Start
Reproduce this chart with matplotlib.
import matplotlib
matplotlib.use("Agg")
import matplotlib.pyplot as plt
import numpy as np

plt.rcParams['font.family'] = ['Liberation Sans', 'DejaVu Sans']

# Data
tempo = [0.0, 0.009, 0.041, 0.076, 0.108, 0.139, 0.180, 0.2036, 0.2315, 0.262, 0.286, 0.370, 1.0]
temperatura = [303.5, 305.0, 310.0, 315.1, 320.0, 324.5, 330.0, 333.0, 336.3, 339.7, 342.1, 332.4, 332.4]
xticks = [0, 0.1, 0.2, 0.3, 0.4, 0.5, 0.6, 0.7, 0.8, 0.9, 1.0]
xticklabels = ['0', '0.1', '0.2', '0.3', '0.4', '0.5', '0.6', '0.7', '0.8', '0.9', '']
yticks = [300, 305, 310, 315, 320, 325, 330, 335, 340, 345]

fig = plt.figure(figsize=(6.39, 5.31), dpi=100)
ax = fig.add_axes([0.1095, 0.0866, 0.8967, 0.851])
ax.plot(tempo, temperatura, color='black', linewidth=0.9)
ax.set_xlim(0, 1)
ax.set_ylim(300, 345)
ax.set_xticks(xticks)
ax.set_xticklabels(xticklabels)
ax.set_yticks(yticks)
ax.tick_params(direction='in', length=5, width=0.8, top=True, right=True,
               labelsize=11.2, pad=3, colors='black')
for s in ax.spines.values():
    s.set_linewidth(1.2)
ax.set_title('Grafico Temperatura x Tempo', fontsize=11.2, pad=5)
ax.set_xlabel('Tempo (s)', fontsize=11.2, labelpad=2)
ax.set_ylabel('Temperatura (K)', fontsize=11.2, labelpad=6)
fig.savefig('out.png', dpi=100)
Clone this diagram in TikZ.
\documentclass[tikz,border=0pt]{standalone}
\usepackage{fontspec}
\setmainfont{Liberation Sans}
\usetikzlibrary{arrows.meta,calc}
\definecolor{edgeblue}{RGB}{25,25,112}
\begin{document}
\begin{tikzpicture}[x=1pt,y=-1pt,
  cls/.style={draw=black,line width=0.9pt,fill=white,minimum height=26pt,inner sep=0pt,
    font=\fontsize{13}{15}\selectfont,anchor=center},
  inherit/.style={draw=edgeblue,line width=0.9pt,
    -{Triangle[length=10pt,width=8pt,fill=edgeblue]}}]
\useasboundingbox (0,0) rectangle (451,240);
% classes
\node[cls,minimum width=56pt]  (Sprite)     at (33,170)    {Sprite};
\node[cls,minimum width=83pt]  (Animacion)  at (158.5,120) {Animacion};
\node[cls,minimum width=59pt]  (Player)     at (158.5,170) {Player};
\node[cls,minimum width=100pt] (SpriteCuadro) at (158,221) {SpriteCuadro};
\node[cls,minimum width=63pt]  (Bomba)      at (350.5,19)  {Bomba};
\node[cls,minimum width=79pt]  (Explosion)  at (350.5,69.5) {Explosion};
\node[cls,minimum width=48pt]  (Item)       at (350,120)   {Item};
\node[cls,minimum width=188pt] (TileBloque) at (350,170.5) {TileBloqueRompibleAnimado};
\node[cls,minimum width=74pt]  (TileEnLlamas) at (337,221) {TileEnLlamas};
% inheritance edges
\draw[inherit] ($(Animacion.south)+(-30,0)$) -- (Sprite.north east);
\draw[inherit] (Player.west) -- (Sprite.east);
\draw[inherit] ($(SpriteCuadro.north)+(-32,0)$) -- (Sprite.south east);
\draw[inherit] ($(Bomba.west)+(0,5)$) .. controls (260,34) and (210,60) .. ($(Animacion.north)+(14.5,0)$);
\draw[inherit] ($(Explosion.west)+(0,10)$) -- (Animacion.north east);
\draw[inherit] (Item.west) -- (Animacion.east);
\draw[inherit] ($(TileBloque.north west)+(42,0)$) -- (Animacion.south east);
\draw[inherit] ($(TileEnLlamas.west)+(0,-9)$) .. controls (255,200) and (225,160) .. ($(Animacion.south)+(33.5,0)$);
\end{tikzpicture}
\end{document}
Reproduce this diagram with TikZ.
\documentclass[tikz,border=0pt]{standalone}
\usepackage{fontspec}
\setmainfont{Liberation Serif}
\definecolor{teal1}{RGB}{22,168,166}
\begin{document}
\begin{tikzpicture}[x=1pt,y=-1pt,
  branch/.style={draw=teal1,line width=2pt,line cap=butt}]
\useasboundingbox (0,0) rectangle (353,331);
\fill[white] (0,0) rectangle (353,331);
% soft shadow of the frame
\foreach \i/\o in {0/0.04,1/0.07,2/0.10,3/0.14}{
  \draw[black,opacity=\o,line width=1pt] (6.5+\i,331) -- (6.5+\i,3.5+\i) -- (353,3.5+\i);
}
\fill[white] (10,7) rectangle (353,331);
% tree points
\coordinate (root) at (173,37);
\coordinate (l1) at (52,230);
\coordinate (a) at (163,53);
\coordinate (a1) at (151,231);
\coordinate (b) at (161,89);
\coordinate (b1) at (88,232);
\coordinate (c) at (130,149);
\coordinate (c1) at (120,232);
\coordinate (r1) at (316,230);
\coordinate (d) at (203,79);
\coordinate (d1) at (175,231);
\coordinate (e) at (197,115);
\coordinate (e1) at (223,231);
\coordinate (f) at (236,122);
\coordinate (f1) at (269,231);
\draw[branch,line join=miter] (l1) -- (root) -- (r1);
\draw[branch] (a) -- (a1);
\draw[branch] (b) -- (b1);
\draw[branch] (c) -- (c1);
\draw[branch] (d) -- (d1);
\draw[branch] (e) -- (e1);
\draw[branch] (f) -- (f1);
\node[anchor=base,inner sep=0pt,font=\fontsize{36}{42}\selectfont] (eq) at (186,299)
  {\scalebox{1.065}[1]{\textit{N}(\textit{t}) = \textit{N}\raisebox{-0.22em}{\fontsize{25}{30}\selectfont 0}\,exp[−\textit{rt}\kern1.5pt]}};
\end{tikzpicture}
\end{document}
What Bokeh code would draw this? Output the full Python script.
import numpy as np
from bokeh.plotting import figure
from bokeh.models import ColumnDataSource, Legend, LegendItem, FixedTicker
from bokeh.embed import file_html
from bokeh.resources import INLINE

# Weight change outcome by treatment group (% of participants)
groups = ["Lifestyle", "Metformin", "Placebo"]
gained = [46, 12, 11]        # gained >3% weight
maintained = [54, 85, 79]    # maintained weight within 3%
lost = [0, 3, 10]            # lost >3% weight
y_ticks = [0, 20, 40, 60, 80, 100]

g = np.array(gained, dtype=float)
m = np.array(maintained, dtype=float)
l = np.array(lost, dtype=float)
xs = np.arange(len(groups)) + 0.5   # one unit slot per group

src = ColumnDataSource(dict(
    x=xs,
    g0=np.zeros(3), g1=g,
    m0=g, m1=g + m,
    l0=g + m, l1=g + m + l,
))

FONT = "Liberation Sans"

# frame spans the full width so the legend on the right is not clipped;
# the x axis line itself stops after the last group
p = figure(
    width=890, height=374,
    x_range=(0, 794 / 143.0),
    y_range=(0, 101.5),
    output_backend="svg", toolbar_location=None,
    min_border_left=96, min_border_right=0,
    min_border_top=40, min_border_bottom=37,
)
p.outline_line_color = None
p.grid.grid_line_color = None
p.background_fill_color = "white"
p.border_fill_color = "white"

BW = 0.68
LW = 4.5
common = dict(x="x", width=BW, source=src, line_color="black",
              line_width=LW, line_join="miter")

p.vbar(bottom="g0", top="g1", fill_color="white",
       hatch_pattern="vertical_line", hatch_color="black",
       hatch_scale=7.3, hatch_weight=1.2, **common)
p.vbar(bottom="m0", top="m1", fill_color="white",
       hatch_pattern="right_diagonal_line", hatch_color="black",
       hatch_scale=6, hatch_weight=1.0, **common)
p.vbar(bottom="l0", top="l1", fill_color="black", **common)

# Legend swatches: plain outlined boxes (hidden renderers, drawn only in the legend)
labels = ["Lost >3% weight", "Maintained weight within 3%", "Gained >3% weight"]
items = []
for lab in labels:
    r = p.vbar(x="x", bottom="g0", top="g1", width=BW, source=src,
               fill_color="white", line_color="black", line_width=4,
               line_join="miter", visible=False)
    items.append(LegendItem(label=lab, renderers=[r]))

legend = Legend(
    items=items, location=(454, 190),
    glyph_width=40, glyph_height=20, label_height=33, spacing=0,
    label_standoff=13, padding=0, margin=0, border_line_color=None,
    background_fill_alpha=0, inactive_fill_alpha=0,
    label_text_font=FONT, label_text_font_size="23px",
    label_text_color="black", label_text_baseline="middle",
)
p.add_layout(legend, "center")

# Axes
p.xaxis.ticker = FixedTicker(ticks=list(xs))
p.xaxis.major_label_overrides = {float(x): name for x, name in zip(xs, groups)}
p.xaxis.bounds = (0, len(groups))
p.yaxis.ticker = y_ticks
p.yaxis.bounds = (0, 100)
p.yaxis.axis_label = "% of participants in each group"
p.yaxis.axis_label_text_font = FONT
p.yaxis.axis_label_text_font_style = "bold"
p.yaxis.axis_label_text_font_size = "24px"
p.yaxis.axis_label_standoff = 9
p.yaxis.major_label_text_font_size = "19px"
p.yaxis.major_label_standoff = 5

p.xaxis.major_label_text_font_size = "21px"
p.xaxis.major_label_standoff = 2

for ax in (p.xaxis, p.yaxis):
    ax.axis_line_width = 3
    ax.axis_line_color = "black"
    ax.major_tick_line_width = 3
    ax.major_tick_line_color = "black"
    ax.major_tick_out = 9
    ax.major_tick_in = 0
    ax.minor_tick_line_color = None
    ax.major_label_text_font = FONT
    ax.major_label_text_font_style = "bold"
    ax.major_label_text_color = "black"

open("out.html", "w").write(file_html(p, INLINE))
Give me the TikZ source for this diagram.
End
**Exercise task**
Find every line that has "this" in it, then return those lines.

**Answer for the task**
Reproduce this chart with matplotlib.
Clone this diagram in TikZ.
Reproduce this diagram with TikZ.
What Bokeh code would draw this? Output the full Python script.
Give me the TikZ source for this diagram.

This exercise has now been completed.